Cut it out, dudes.   This statistic is a lie, it denigrates the technicians and geeks who buy the "stacks" of equipment, replace bad capacitors, re-manufacture LCDs and CRTs.

Love you guys like family...

If interracial marriage is banned, will I have better prospects for marriage?  How about YOU decide not to date the "colored" girls, and I can date whomever I want?  The fact is that even if I don't marry a different race, my chances of being happily married increase statistically because of the greater number of choices and competition we all have.  That sounded crazy to some people in Arkansas in the 1960s.  But my parents, both libertarians, taught me government should stay out of the partnership business... and by gum, they was right.
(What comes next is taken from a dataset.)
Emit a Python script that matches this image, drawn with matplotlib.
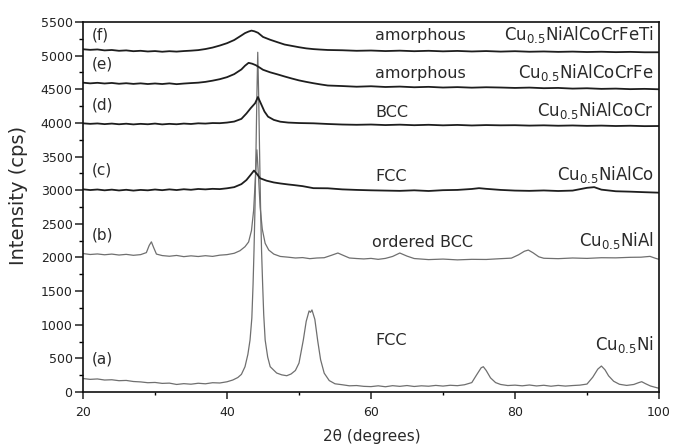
import matplotlib
matplotlib.use("Agg")
import matplotlib.pyplot as plt
from matplotlib.ticker import MultipleLocator

plt.rcParams['font.family'] = ['DejaVu Sans']
plt.rcParams['mathtext.fontset'] = 'dejavusans'

# ---------------- data ----------------
# (a) Cu0.5Ni
a_x = [20, 21, 22, 23, 24, 25, 26, 27, 28, 29, 30, 31, 32, 33, 34, 35, 36, 37, 38, 39, 40,
       40.8, 41.5, 42.0, 42.5, 42.9, 43.2, 43.45, 43.62, 43.75, 43.9, 44.03, 44.15, 44.27,
       44.4, 44.52, 44.65, 44.8, 44.95, 45.1, 45.3, 45.65, 46.0, 46.9, 47.6, 48.3, 48.9,
       49.5, 50.0, 50.6, 51.0, 51.4, 51.6, 51.8, 52.2, 52.6, 53.0, 53.5, 54.2, 55, 56, 57,
       58, 59, 60, 61, 62, 63, 64, 65, 66, 67, 68, 69, 70, 71, 72, 73, 74, 74.7, 75.3, 75.6,
       76.0, 76.6, 77.3, 78, 79, 80, 81, 82, 83, 84, 85, 86, 87, 88, 89, 90, 90.8, 91.5,
       92.0, 92.5, 93.0, 93.7, 94.5, 95.5, 96.5, 97.2, 97.6, 98.1, 98.8, 99.4, 100]
a_y = [200, 188, 194, 178, 182, 168, 172, 156, 150, 138, 142, 128, 132, 112, 124, 116, 130, 122, 138, 134, 152,
       178, 215, 262, 376, 560, 773, 1100, 1600, 2100, 2800, 3600, 4400, 5050,
       4400, 3600, 2800, 2100, 1600, 1150, 773, 520, 376, 282, 255, 242, 268,
       320, 430, 773, 1050, 1205, 1185, 1220, 1080, 760, 480, 280, 170, 122, 108, 92,
       96, 84, 80, 92, 78, 94, 84, 96, 82, 92, 86, 98, 88, 100, 94, 108, 140, 260, 360, 376,
       320, 210, 140, 112, 96, 102, 92, 104, 90, 100, 86, 98, 88, 96, 102, 118, 220, 340,
       386, 330, 240, 160, 115, 98, 112, 140, 153, 125, 90, 72, 55]

# (b) Cu0.5NiAl
b_x = [20, 21, 22, 23, 24, 25, 26, 27, 28, 28.8, 29.2, 29.5, 29.8, 30.2, 31, 32, 33, 34, 35,
       36, 37, 38, 39, 40, 41, 41.8, 42.5, 43.0, 43.4, 43.7, 43.95, 44.15, 44.35, 44.6, 44.9,
       45.3, 45.8, 46.5, 47.4, 48.5, 49.5, 50.5, 51.5, 52.5, 53.5, 54.5, 55.4, 56.3, 57, 58,
       59, 60, 61, 62, 63, 64, 65, 66, 67, 68, 70, 72, 74, 76, 78, 79.5, 80.5, 81.3, 81.85,
       82.5, 83.3, 84, 86, 88, 90, 92, 94, 96, 97.5, 98.75, 99.5, 100]
b_y = [2058, 2044, 2052, 2040, 2050, 2036, 2046, 2032, 2042, 2072, 2180, 2232, 2150, 2050, 2028, 2018, 2030, 2012, 2024,
       2014, 2026, 2016, 2034, 2042, 2062, 2100, 2160, 2230, 2400, 2700, 3200, 3600, 3250, 2750, 2420,
       2210, 2110, 2050, 2015, 2004, 1992, 1998, 1982, 1992, 1996, 2032, 2066, 2024, 1992, 1984,
       1978, 1986, 1972, 1986, 2015, 2066, 2020, 1984, 1976, 1968, 1976, 1964, 1972, 1970, 1982, 1990, 2040, 2092, 2110,
       2070, 2010, 1988, 1982, 1992, 1986, 1996, 1994, 2002, 2004, 2016, 1988, 1972]

# (c) Cu0.5NiAlCo
c_x = [20, 21, 22, 23, 24, 25, 26, 27, 28, 29, 30, 31, 32, 33, 34, 35, 36, 37, 38, 39, 40, 41,
       42, 42.7, 43.3, 43.75, 44.2, 44.6, 45.5, 46.5, 47.4, 48.5, 49.2, 50.5, 52, 54, 56, 58,
       60, 62, 64, 66, 68, 70, 72, 74, 75, 76, 78, 80, 82, 84, 86, 88, 90, 91, 92, 94, 96, 98, 100]
c_y = [3013, 3002, 3010, 2998, 3008, 2996, 3006, 2994, 3004, 2998, 3010, 3000, 3012, 3002, 3014, 3006, 3018, 3012, 3020, 3016, 3028, 3045,
       3090, 3151, 3230, 3292, 3235, 3177, 3141, 3115, 3100, 3085, 3077, 3060, 3030, 3028, 3012, 3004,
       2998, 2994, 2990, 2998, 2988, 3000, 3004, 3018, 3030, 3020, 3004, 2994, 2990, 2996, 2988, 2994, 3035, 3045, 3008, 2984, 2978, 2970, 2963]

# (d) Cu0.5NiAlCoCr
d_x = [20, 21, 22, 23, 24, 25, 26, 27, 28, 29, 30, 31, 32, 33, 34, 35, 36, 37, 38, 39, 40, 41,
       42, 42.7, 43.3, 43.9, 44.3, 44.8, 45.2, 45.7, 46.5, 47.4, 48.5, 50, 52, 54, 56, 58, 60,
       62, 64, 66, 68, 70, 72, 74, 76, 78, 80, 82, 84, 86, 88, 90, 92, 94, 96, 98, 100]
d_y = [3994, 3986, 3992, 3982, 3990, 3980, 3988, 3978, 3986, 3980, 3990, 3978, 3986, 3980, 3990, 3984, 3994, 3990, 3998, 3996, 4005, 4020,
       4060, 4140, 4220, 4292, 4385, 4266, 4170, 4093, 4045, 4018, 4005, 3998, 3994, 3984, 3976, 3972, 3976,
       3968, 3974, 3966, 3972, 3964, 3970, 3962, 3968, 3964, 3966, 3960, 3964, 3958, 3962, 3956, 3960, 3954, 3958, 3952, 3954]

# (e) Cu0.5NiAlCoCrFe
e_x = [20, 21, 22, 23, 24, 25, 26, 27, 28, 29, 30, 31, 32, 33, 34, 35, 36, 37, 38, 39, 40, 41,
       42, 42.5, 43, 43.5, 44, 44.5, 45, 46, 47, 48, 49, 50, 51, 52, 53, 54, 56, 58, 60, 62, 64,
       66, 68, 70, 72, 74, 76, 78, 80, 82, 84, 86, 88, 90, 92, 94, 96, 98, 100]
e_y = [4598, 4588, 4596, 4586, 4594, 4582, 4590, 4580, 4588, 4578, 4586, 4578, 4588, 4576, 4585, 4592, 4598, 4610, 4628, 4650, 4680, 4725,
       4795, 4850, 4893, 4880, 4858, 4825, 4790, 4752, 4722, 4690, 4660, 4632, 4610, 4590, 4572, 4556, 4548, 4538, 4545, 4534, 4540,
       4530, 4536, 4526, 4532, 4524, 4530, 4526, 4520, 4525, 4516, 4520, 4510, 4515, 4506, 4510, 4502, 4506, 4500]

# (f) Cu0.5NiAlCoCrFeTi
f_x = [20, 21, 22, 23, 24, 25, 26, 27, 28, 29, 30, 31, 32, 33, 34, 35, 36, 37, 38, 39, 40, 41,
       42, 42.5, 43, 43.4, 43.8, 44.3, 45, 46, 47, 48, 49, 50, 51, 52, 53, 54, 56, 58, 60, 62,
       64, 66, 68, 70, 72, 74, 76, 78, 80, 82, 84, 86, 88, 90, 92, 94, 96, 98, 100]
f_y = [5095, 5086, 5092, 5078, 5084, 5072, 5078, 5066, 5072, 5062, 5068, 5058, 5066, 5060, 5068, 5074, 5082, 5098, 5120, 5150, 5185, 5232,
       5300, 5335, 5358, 5372, 5362, 5340, 5278, 5236, 5200, 5165, 5145, 5125, 5108, 5097, 5090, 5084, 5080, 5072, 5076, 5068,
       5074, 5066, 5072, 5064, 5070, 5062, 5068, 5060, 5066, 5058, 5062, 5056, 5060, 5054, 5058, 5052, 5056, 5050, 5050]

curve_labels = ['(a)', '(b)', '(c)', '(d)', '(e)', '(f)']
curve_label_y = [495, 2334, 3300, 4266, 4879, 5307]
phase_labels = ['FCC', 'ordered BCC', 'FCC', 'BCC', 'amorphous', 'amorphous']
phase_label_y = [699, 2160, 3130, 4090, 4663, 5232]
alloy_labels = [r'Cu$_{0.5}$Ni', r'Cu$_{0.5}$NiAl', r'Cu$_{0.5}$NiAlCo',
                r'Cu$_{0.5}$NiAlCoCr', r'Cu$_{0.5}$NiAlCoCrFe', r'Cu$_{0.5}$NiAlCoCrFeTi']
alloy_label_y = [624, 2170, 3145, 4110, 4663, 5232]

# ---------------- figure ----------------
fig = plt.figure(figsize=(6.73, 4.45), dpi=100)
ax = fig.add_axes([83 / 673, 1 - 392 / 445, 576 / 673, 370 / 445])

gray = '#6f6f6f'
dark = '#1e1e1e'
ax.plot(a_x, a_y, color=gray, lw=0.9)
ax.plot(b_x, b_y, color=gray, lw=0.9)
ax.plot(c_x, c_y, color=dark, lw=1.3)
ax.plot(d_x, d_y, color=dark, lw=1.3)
ax.plot(e_x, e_y, color=dark, lw=1.3)
ax.plot(f_x, f_y, color=dark, lw=1.3)

ax.set_xlim(20, 100)
ax.set_ylim(0, 5500)
ax.xaxis.set_major_locator(MultipleLocator(20))
ax.xaxis.set_minor_locator(MultipleLocator(10))
ax.yaxis.set_major_locator(MultipleLocator(500))
ax.yaxis.set_minor_locator(MultipleLocator(250))
ax.tick_params(axis='y', which='major', direction='out', length=5.5, width=1.1, pad=2, labelsize=9, colors='#222222')
ax.tick_params(axis='y', which='minor', direction='out', length=3, width=1.0)
ax.tick_params(axis='x', which='major', direction='out', length=4.8, width=1.1, pad=5, labelsize=9, colors='#222222')
ax.tick_params(axis='x', which='minor', direction='out', length=2.5, width=1.0)
for s in ax.spines.values():
    s.set_linewidth(1.2)
    s.set_color('#111111')

tc = '#2a2a2a'
for lab, yv in zip(curve_labels, curve_label_y):
    ax.text(21.2, yv, lab, fontsize=11, ha='left', va='center', color=tc)
for i, (lab, yv) in enumerate(zip(phase_labels, phase_label_y)):
    xv = 60.2 if lab == 'ordered BCC' else 60.6
    ax.text(xv, yv, lab, fontsize=11.5, ha='left', va='baseline', color=tc)
for lab, yv in zip(alloy_labels, alloy_label_y):
    ax.text(99.3, yv, lab, fontsize=12, ha='right', va='baseline', color=tc)

fig.text(19 / 673, 1 - 195 / 445, 'Intensity (cps)', rotation=90, ha='center', va='center',
         fontsize=14, color=tc)
fig.text(372 / 673, 1 - 437 / 445, '2θ (degrees)', ha='center', va='center',
         fontsize=11, color=tc)

fig.savefig('out.png', dpi=100)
I export.   Why can't you convince people not to use my company's services?  Why do you need to make up a lie about my friends and make our friendship illegal.

Shame on you guys.

2 comments:

Anonymous said...

Not really sure where the rants about racism and interracial marriages come from but it sounds like you're pretty upset about something beyond the scope of this topic. I'm not sure what personal issues there are between you and the people you mention in this post, but I hope it all gets worked out.
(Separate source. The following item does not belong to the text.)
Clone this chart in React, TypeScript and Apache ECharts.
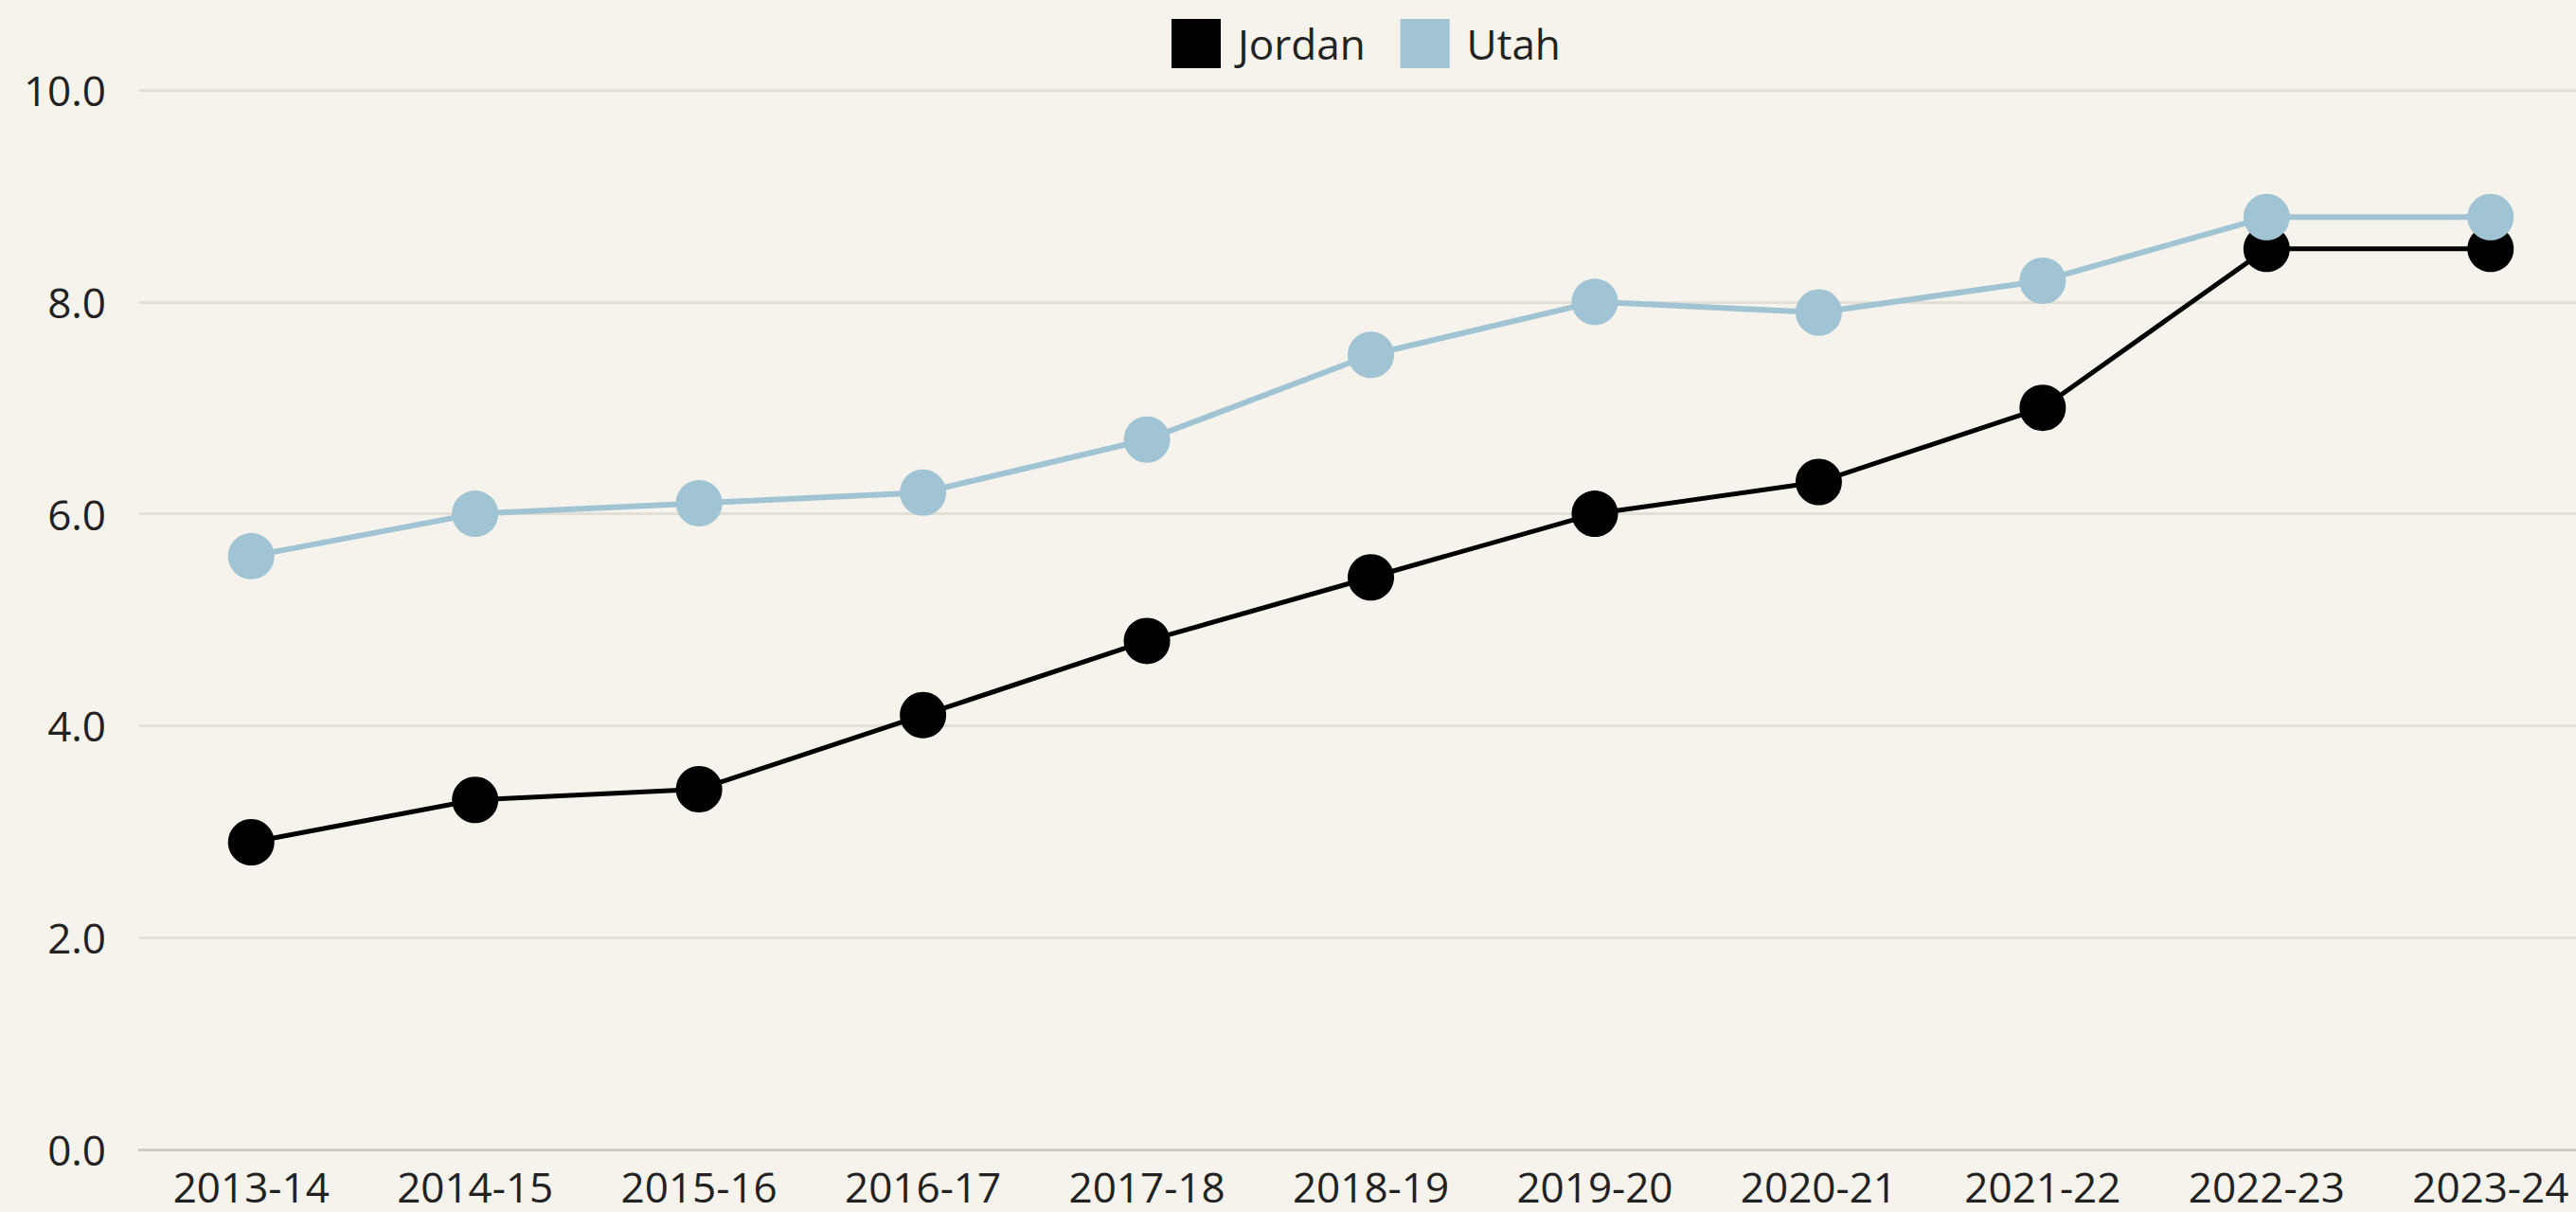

You're argument neglects to mention the fact that larger recyclers with automated shred lines also pick out the reusable material. Everyone recognizes that reuse is the preferable form of recycling. Unless a customer requires mandatory destruction (which is not uncommon), recyclers, including CAER members, will sort the material into remarketable or End-of-life (EOL) streams. Just because a company has a shredder doesn't mean everything has to go through it. It's a vital part of the end-of-life recycling process, but it doesn't dictate the process flow.

Also, large recycling operations in the US are bound by rules and regulations that protect workers and the environment. When material gets shipped overseas, there's no control or transparency regarding how the material is processed. And, unfortunately, e-waste exportation often results in dump sites where the valuable material is cherry picked and the rest is burnt or dumped out in the open. I'm not saying this is always the case - but when it leaves our borders, we can no longer maintain accountability.

Exportation may create jobs overseas and these jobs may be more attractive than many of the other employment opportunities available, but the fact of the matter is that many overseas recycling operations have proven to be harmful to the regions in which they exist. And this harm is the direct result of the electronic waste purchased and consumed on our soil.

I have no problem with selling tested, working equipment to overseas organizations that I trust. There is no moral, ethical, or environmental argument against that. And if your company is doing that and creating jobs in process, more power to you.

Robin said...

JHops,

Thanks for your well written comment. First, the legislation HR2284 is the topic of both the CAER paper and my blog. It would make it illegal for my company to ship goods for repair (unless we are an OEM, in which case we'd be allowed).

The export for repair is typically done by contract manufacturers which originally assembled the product, and whose purchase orders are rather more sophisticated than "tested working". Those companies have not been "harmful to the regions in which they exist". You matter-of-factly state that these capacitor replacing, CRT polishing, display assembly factories are suspect, which is what I can disprove.

Companies which only export "tested working" probably have never dealt with one of these factories. HR2284, ironically, would steer us away from the more expert operations which repair and upgrade, sending Americans to deal retail in a "tested working" environment, effectively forcing people who don't know how to fix the items to buy from people who don't make them, and making the ODMs illegal to sell to.

Again, I appreciate the tone of your comment, and the chance to engage in dialog.